**Work to complete**
Take the lines of the data below from the very first through the line containing "import plotly.graph_objects as go" and output them exactly, pictures excluded.

════════

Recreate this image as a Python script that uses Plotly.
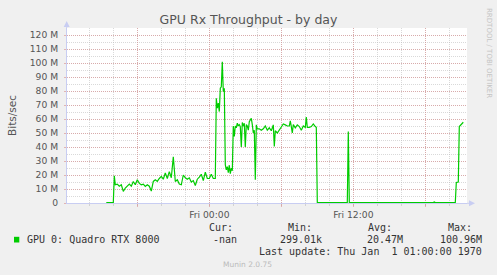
import plotly.graph_objects as go

# ---- data (Mbit/s) ----
times = [
    "2024-01-04 15:25", "2024-01-04 16:00", "2024-01-04 16:05", "2024-01-04 16:10",
    "2024-01-04 16:20", "2024-01-04 16:30", "2024-01-04 16:40", "2024-01-04 16:50",
    "2024-01-04 17:00", "2024-01-04 17:10", "2024-01-04 17:20", "2024-01-04 17:30",
    "2024-01-04 17:40", "2024-01-04 17:50", "2024-01-04 18:00", "2024-01-04 18:10",
    "2024-01-04 18:20", "2024-01-04 18:30", "2024-01-04 18:40", "2024-01-04 18:50",
    "2024-01-04 19:00", "2024-01-04 19:10", "2024-01-04 19:20", "2024-01-04 19:30",
    "2024-01-04 19:40", "2024-01-04 19:50", "2024-01-04 20:00", "2024-01-04 20:10",
    "2024-01-04 20:20", "2024-01-04 20:30", "2024-01-04 20:40", "2024-01-04 20:50",
    "2024-01-04 21:00", "2024-01-04 21:10", "2024-01-04 21:20", "2024-01-04 21:30",
    "2024-01-04 21:40", "2024-01-04 21:50", "2024-01-04 22:00", "2024-01-04 22:10",
    "2024-01-04 22:20", "2024-01-04 22:30", "2024-01-04 22:40", "2024-01-04 22:50",
    "2024-01-04 23:00", "2024-01-04 23:10", "2024-01-04 23:20", "2024-01-04 23:30",
    "2024-01-04 23:40", "2024-01-04 23:50", "2024-01-05 00:00", "2024-01-05 00:10",
    "2024-01-05 00:20", "2024-01-05 00:30", "2024-01-05 00:35", "2024-01-05 00:40",
    "2024-01-05 00:45", "2024-01-05 00:50", "2024-01-05 00:55", "2024-01-05 01:00",
    "2024-01-05 01:05", "2024-01-05 01:10", "2024-01-05 01:15", "2024-01-05 01:20",
    "2024-01-05 01:25", "2024-01-05 01:30", "2024-01-05 01:35", "2024-01-05 01:40",
    "2024-01-05 01:45", "2024-01-05 01:50", "2024-01-05 01:55", "2024-01-05 02:00",
    "2024-01-05 02:05", "2024-01-05 02:10", "2024-01-05 02:15", "2024-01-05 02:20",
    "2024-01-05 02:25", "2024-01-05 02:30", "2024-01-05 02:35", "2024-01-05 02:40",
    "2024-01-05 02:45", "2024-01-05 02:50", "2024-01-05 02:55", "2024-01-05 03:00",
    "2024-01-05 03:05", "2024-01-05 03:10", "2024-01-05 03:15", "2024-01-05 03:20",
    "2024-01-05 03:25", "2024-01-05 03:30", "2024-01-05 03:35", "2024-01-05 03:40",
    "2024-01-05 03:45", "2024-01-05 03:50", "2024-01-05 03:55", "2024-01-05 04:00",
    "2024-01-05 04:10", "2024-01-05 04:20", "2024-01-05 04:30", "2024-01-05 04:40",
    "2024-01-05 04:50", "2024-01-05 05:00", "2024-01-05 05:10", "2024-01-05 05:20",
    "2024-01-05 05:25", "2024-01-05 05:30", "2024-01-05 05:40", "2024-01-05 05:50",
    "2024-01-05 06:00", "2024-01-05 06:10", "2024-01-05 06:20", "2024-01-05 06:30",
    "2024-01-05 06:40", "2024-01-05 06:45", "2024-01-05 06:50", "2024-01-05 06:55",
    "2024-01-05 07:00", "2024-01-05 07:10", "2024-01-05 07:20", "2024-01-05 07:30",
    "2024-01-05 07:40", "2024-01-05 07:50", "2024-01-05 08:00", "2024-01-05 08:05",
    "2024-01-05 08:10", "2024-01-05 08:20", "2024-01-05 08:30", "2024-01-05 08:40",
    "2024-01-05 08:50", "2024-01-05 08:55", "2024-01-05 09:00", "2024-01-05 11:30",
    "2024-01-05 11:35", "2024-01-05 11:40", "2024-01-05 18:40", "2024-01-05 18:45",
    "2024-01-05 18:50", "2024-01-05 20:30", "2024-01-05 20:35", "2024-01-05 20:40",
    "2024-01-05 20:45", "2024-01-05 20:50", "2024-01-05 20:55", "2024-01-05 21:00",
    "2024-01-05 21:05", "2024-01-05 21:10",
]
rx_mbits = [
    0.3, 0.3, 19.5, 13,
    13.5, 12, 13, 8.3,
    10.7, 12, 13.5, 12,
    15.4, 13, 16.6, 14,
    13, 13.5, 11.8, 13,
    12, 8.5, 15.4, 16.6,
    15.4, 17.5, 19, 17,
    21.5, 17.5, 22.4, 18,
    33, 15.4, 16.6, 13.5,
    13, 20, 18, 17,
    18, 15, 16, 12.5,
    17, 18.5, 20.5, 16,
    22, 17.5, 17.5, 20.5,
    17.5, 17.5, 74.8, 67.7,
    71.3, 65.3, 82, 83,
    100.96, 79.5, 82, 27.3,
    23.7, 26, 21.7, 27,
    21, 25, 23, 55,
    47.5, 55, 53.7, 57,
    55, 56, 54.6, 40,
    57.5, 55, 57, 40,
    56, 55, 52, 58,
    59.5, 60.5, 56, 50,
    52, 16.6, 55.8, 53,
    53, 52, 53, 55,
    52, 53.7, 51.6, 55.8,
    40.3, 51.6, 50, 52,
    54.6, 56.5, 55.8, 55,
    55, 58.6, 54.6, 50,
    56, 53.7, 55.8, 54.6,
    52, 55, 54, 61.3,
    54, 54, 54.6, 56.5,
    54.6, 54, 0.3, 0.3,
    51, 0.3, 0.3, 0.8,
    0.3, 0.3, 14.7, 14.7,
    15, 54.6, 55.5, 56.5,
    57, 57.7,
]

y_tickvals = [0, 10, 20, 30, 40, 50, 60, 70, 80, 90, 100, 110, 120]
y_ticktext = ["0", "10 M", "20 M", "30 M", "40 M", "50 M", "60 M", "70 M",
              "80 M", "90 M", "100 M", "110 M", "120 M"]
x_tickvals = ["2024-01-04 18:00", "2024-01-05 00:00", "2024-01-05 06:00",
              "2024-01-05 12:00", "2024-01-05 18:00"]
x_ticktext = ["", "Fri 00:00", "", "Fri 12:00", ""]
x_range = ["2024-01-04 12:08:30", "2024-01-05 21:28:30"]
y_range = [0, 125]

series_name = "GPU 0: Quadro RTX 8000"
stat_cur, stat_min, stat_avg, stat_max = "-nan", "299.01k", "20.47M", "100.96M"

# ---- layout helpers (pixel -> paper) ----
W, H = 497, 275
L, R, T, B = 67, 30, 28, 72
PW, PH = W - L - R, H - T - B


def px(x):
    return (x - L) / PW


def py(y):
    return (H - B - y) / PH


GREEN = "#00CC00"
TXT = "#333333"
MAJ = "rgba(215,140,140,0.6)"
MIN = "rgba(185,185,185,0.55)"
AXIS = "#c8cdf2"

fig = go.Figure()
fig.add_trace(go.Scatter(x=times, y=rx_mbits, mode="lines",
                         line=dict(color=GREEN, width=1.2),
                         name=series_name, showlegend=False))

fig.update_layout(
    width=W, height=H,
    margin=dict(l=L, r=R, t=T, b=B, pad=0),
    paper_bgcolor="#F0F0F0", plot_bgcolor="#FFFFFF",
    font=dict(family="DejaVu Sans", size=9.2, color="#555555"),
    title=dict(text="GPU Rx Throughput - by day", x=0.5, xref="container",
               xanchor="center", y=1 - 19.5 / H, yref="container", yanchor="middle",
               font=dict(family="DejaVu Sans", size=12.5, color="#555555")),
    showlegend=False,
)

fig.update_xaxes(
    type="date", range=x_range,
    tickmode="array", tickvals=x_tickvals, ticktext=x_ticktext,
    showgrid=True, gridcolor=MAJ, griddash="1px,1px", gridwidth=1,
    ticks="outside", ticklen=3, tickcolor=MAJ, tickwidth=1,
    showline=True, linecolor=AXIS, linewidth=1,
    zeroline=False, ticklabelstandoff=0,
    tickfont=dict(family="DejaVu Sans", size=9.2, color="#555555"),
    minor=dict(dtick=7200000, tick0="2024-01-05 00:00", showgrid=True,
               gridcolor=MIN, griddash="1px,1px", gridwidth=1,
               ticks="outside", ticklen=2, tickcolor=MIN),
)
fig.update_yaxes(
    range=y_range,
    tickmode="array", tickvals=y_tickvals, ticktext=y_ticktext,
    showgrid=True, gridcolor=MAJ, griddash="1px,1px", gridwidth=1,
    ticks="outside", ticklen=2, tickcolor=MAJ,
    showline=True, linecolor=AXIS, linewidth=1,
    zeroline=False, ticklabelstandoff=4,
    tickfont=dict(family="DejaVu Sans", size=9.2, color="#555555"),
    title=dict(text="Bits/sec", standoff=11,
               font=dict(family="DejaVu Sans", size=10.5, color="#555555")),
    minor=dict(dtick=5, tick0=0, showgrid=True, gridcolor=MIN,
               griddash="1px,1px", gridwidth=1),
)

ann = []


def text(s, x, y, xanchor="left", size=10, color=TXT, family="DejaVu Sans Mono", angle=0):
    ann.append(dict(text=s, x=px(x), y=py(y), xref="paper", yref="paper",
                    xanchor=xanchor, yanchor="middle", showarrow=False,
                    borderpad=0, textangle=angle,
                    font=dict(family=family, size=size, color=color)))


text(series_name, 26, 239.5)
text("Cur:", 208, 227.7)
text("Min:", 287, 227.7)
text("Avg:", 367, 227.7)
text("Max:", 447, 227.7)
text(stat_cur, 237.5, 239.5, xanchor="right")
text(stat_min, 323, 239.5, xanchor="right")
text(stat_avg, 403.5, 239.5, xanchor="right")
text(stat_max, 483, 239.5, xanchor="right")
text("Last update: Thu Jan\u00a0 1 01:00:00 1970", 483, 251.7, xanchor="right")
text("Munin 2.0.75", 247.5, 264, xanchor="center", size=7.5, color="#bbbbbb",
     family="DejaVu Sans")
text("RRDTOOL / TOBI OETIKER", 489, 53, xanchor="center", size=7, color="#c4c4c4",
     family="DejaVu Sans", angle=90)
fig.update_layout(annotations=ann)

shapes = [
    # legend colour box
    dict(type="rect", xref="paper", yref="paper", x0=px(14), x1=px(19.3),
         y0=py(242.5), y1=py(236.8), fillcolor=GREEN, line=dict(width=0)),
    # axis extensions and arrow heads
    dict(type="line", xref="paper", yref="paper", x0=px(66.7), x1=px(66.7),
         y0=py(28), y1=py(24), line=dict(color=AXIS, width=1)),
    dict(type="path", xref="paper", yref="paper",
         path=f"M {px(63.7)} {py(27)} L {px(69.7)} {py(27)} L {px(66.7)} {py(21)} Z",
         fillcolor=AXIS, line=dict(width=0)),
    dict(type="line", xref="paper", yref="paper", x0=px(467), x1=px(471),
         y0=py(203.3), y1=py(203.3), line=dict(color=AXIS, width=1)),
    dict(type="path", xref="paper", yref="paper",
         path=f"M {px(469)} {py(200.3)} L {px(469)} {py(206.3)} L {px(475)} {py(203.3)} Z",
         fillcolor=AXIS, line=dict(width=0)),
]
fig.update_layout(shapes=shapes)

fig.write_html("out.html")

════════

**Written answer**
Recreate this image as a Python script that uses Plotly.
import plotly.graph_objects as go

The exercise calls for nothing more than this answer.